Kitty Genovese: The Murder, the Bystanders, the Crime that Changed America

Name of publisher:  W. W. Norton & Company,

Name of author:  Kevin Cook, contact author through publisher

Publication date:  March 2014

Writing genre:  True crime, biography

Number of pages in book:  256 pages

Special features:  Table of contents, photographs, bibliography, index

Book Review:

      Kitty Genovese: the Murder, the Bystanders, the Crime that Changed America is a  meticulously researched book about the life of Catherine Susan “Kitty” Genovese.  It is a timely book as well; the 50th anniversary of the date of the fatal attack on Kitty Genovese by Winston Moseley was on March 13, 2014.  For this book, Kevin Cook, the author, has interviewed those people who knew Kitty well: her friends, family, and neighbors.  Cook has also reviewed the information that he obtained from Kitty’s school records, and the official police and court records; and interviewed journalists and law enforcement professionals who were involved in the investigation of her attack and murder.  Cook has researched the life of Winston Moseley, the man later convicted of the attack and murder of Kitty Genovese, and we learn much about Moseley as well.  Cook does not offer gratuitous or graphic information or photographs of Kitty’s attack and death.  The result is that readers are presented with a literary portrait of the lives of Kitty Genovese and Winston Moseley, and a factual account of Kitty’s attack and murder at the hands of Winston Moseley.

As an undergraduate student at the University of Nevada – Las Vegas, I researched the life of Kitty Genovese as part of a required assignment for my Survey of Criminal Law class.  It wasn’t specifically required for the assignment that I also researched Kitty’s life, but I did because I wanted to learn more about her as a person.  I found some books that provided some details about Kitty’s life, some books that provided some details about her murder, and some books that described the details of her murder in terms of what is now called the “bystander effect.”  I could not find any one book that was specifically written about Kitty Genovese as a person, and that also included details about her attack and murder, and also provided factual information about Winston Moseley, her killer.

It took a considerable amount of research, but I did learn much of the information about Kitty Genovese and Winston Moseley that Kevin Cook has included in his new book.  I also learned that Kitty was a strong-willed, hard-working, and generous woman, who had wanted to open up her own restaurant and go to Italy.  I learned more of the details about her attack and death at the hands of Winston Moseley, and of his subsequent arrest, trial, and conviction for his role in her attack and murder.  As Cook has done in his book, I also researched Winston Moseley’s life.  I also learned that Winston Moseley was married, had two children, and was employed at the time that he attacked and killed Kitty Genovese.  Curious to know Winston Moseley’s current inmate status, I researched the website for the state of New York’s Department of Corrections and Community Supervision:  As of this date, their records currently show that Winston Moseley, Department Identification Number (DIN) 64A0102, is still incarcerated at the Clinton Correctional Facility in Dannemora, New York.  Winston Moseley is 79 years old, the same age that Kitty Genovese would be if she were alive today.

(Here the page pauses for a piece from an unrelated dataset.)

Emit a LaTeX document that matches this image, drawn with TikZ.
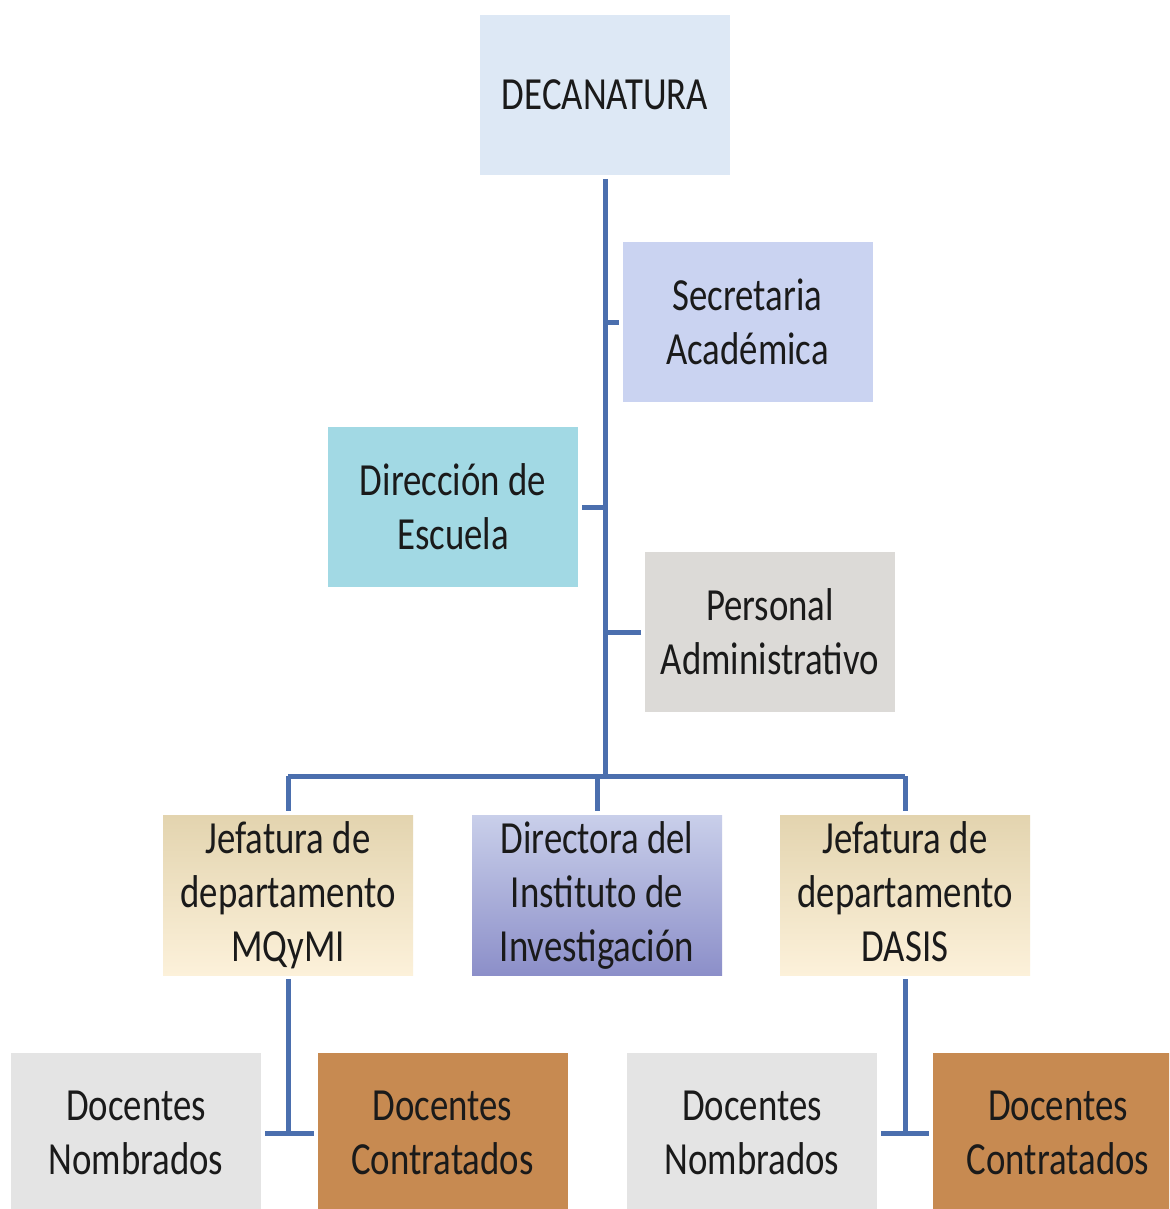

Through the extensive research that Kevin Cook has presented in his book Kitty Genovese: The Murder, the Bystanders, the Crime that Changed America I learned even more about both Kitty Genovese and Winston Moseley than I had already learned from my own research.  I was especially surprised to learn that Winston Moseley and I both have Michigan roots.  As a child, Winston Moseley spent time in the Holly, Michigan area.  The Great Lakes National Cemetery is located in Holly, Michigan, and my Dad is buried in that cemetery.

Kevin Cook’s book Kitty Genovese: The Murder, the Bystanders, the Crime that Changed America is a sensitively written and compelling book that is long overdue.  I’d recommend this book for many reasons.  It’s a great biography of a young woman, who for many reasons, has become iconic in the American culture.  It is a book that has identified some of the more well-known myths about what happened on the night that Kitty Genovese was attacked and killed by Winston Moseley, and provides evidence that debunks those same myths.  Catherine Susan “Kitty” Genovese deserves to have people know more about her than how she died, and readers will find that in this book.